The document states: Prudently and lovingly through dialogue and collaboration with the follower of other religions, and in witness of Christian faith and life, acknowledge, preserve and promote the spiritual and moral goods found among these men, as well as the values in their society and culture"
During the Council, the Council Fathers stressed that we are all brothers and sisters, with common hopes and fears, struggles and concerns. We have come from the same God and will return to that same God at the end of life. The Council encouraged us to take to heart the concerns of the world and its peoples, working to promote unity and love among all people and nations.
The document on the Churches Relationship with Other Faiths was originally planned as a statement on the Church’s relationship with the Jewish People, with whom we share a common origin. The Church Fathers, however, felt that this discussion should be extended to other world faiths including Islam. The document states how the Church holds Muslims in esteem. I quote " Upon the Muslims the Church looks with esteem. They adore the one God, living and enduring, merciful and all powerful Maker of heaven and earth and Speaker to men.
They strive to submit wholeheartedly even to His inscrutable decrees just as did Abraham.......They await the Day of Judgement when God will give each man his due after raising him up. Consequently they prize the moral life and give worship to God especially through prayer, almsgiving and fasting.
The document goes on to say :
Although in the course of centuries many quarrels and hostilities have arisen between Christians and Muslims this most sacred synod urges all to forget the past and to strive sincerely for mutual understanding. On behalf of all mankind let them make common cause of safeguarding and fostering social justice, moral values, peace and freedom.
This we have been trying to do through the work of interreligious dialogue at international and national level. There is a Pontifical Council for Interreligious Dialogue at the Vatican and those of you from the major world faiths will have received greetings from it on your special festivals. Almost every country in the world has a Bishops’ Committee for Interreligious Dialogue, as we do here in Scotland. Part of our work is to educate Catholics in the importance of good interfaith relations and encourage them to participate in initiatives such as Scottish Interfaith Week.
However, we have to acknowledge painfully ongoing hostilities in the Middle East in which Christians have been caught up, as well as their neighbours, Muslims, Kurds or minority groups of other religions in what appears to be power struggles for domination in the region.
The great blasphemy is on the part of those who claim to act in God's name and who justify their barbarous acts as the just deserts of those who do not share their faith or their cause.
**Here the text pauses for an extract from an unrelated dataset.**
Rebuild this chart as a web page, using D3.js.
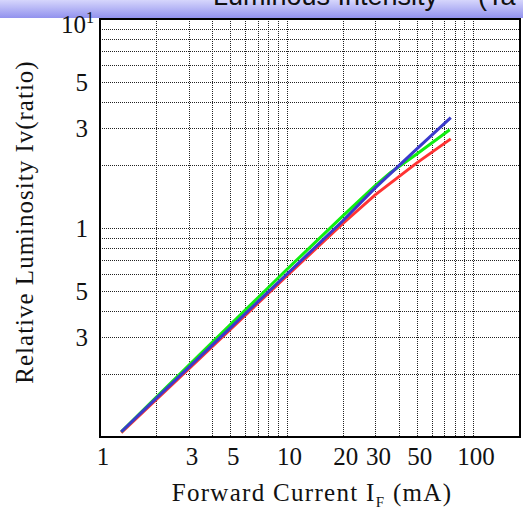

Attempts to force conversions as a condition for staying in the land which for centuries they have counted as their home is utterly appalling and contrary to the universally acknowledged rights of men and women. We cannot turn a blind eye to what is all too readily seen by means of modern global communications, nor a deaf ear to the cries of the poor.
At the heart of all genuine religion, and notable in our own, is the call to justice and compassion. While the example of our own respect for one another and our peaceable intentions carry their own powerful message, it is incumbent on all of us to call on our co-religionists to desist from actions, however, motivated, which offend not only against human dignity but also against the holiness of God.
Interreligious Dialogue is now an essential part of our faith and our mission. We are committed to it and to furthering the vision of Our Holy Father Pope Francis who calls us to show respect for the religion of our neighbours, to seek to share their joys and their sorrows so that sincere and lasting friendship can grow between us. It is in this hope that I have been privileged to speak to you this evening.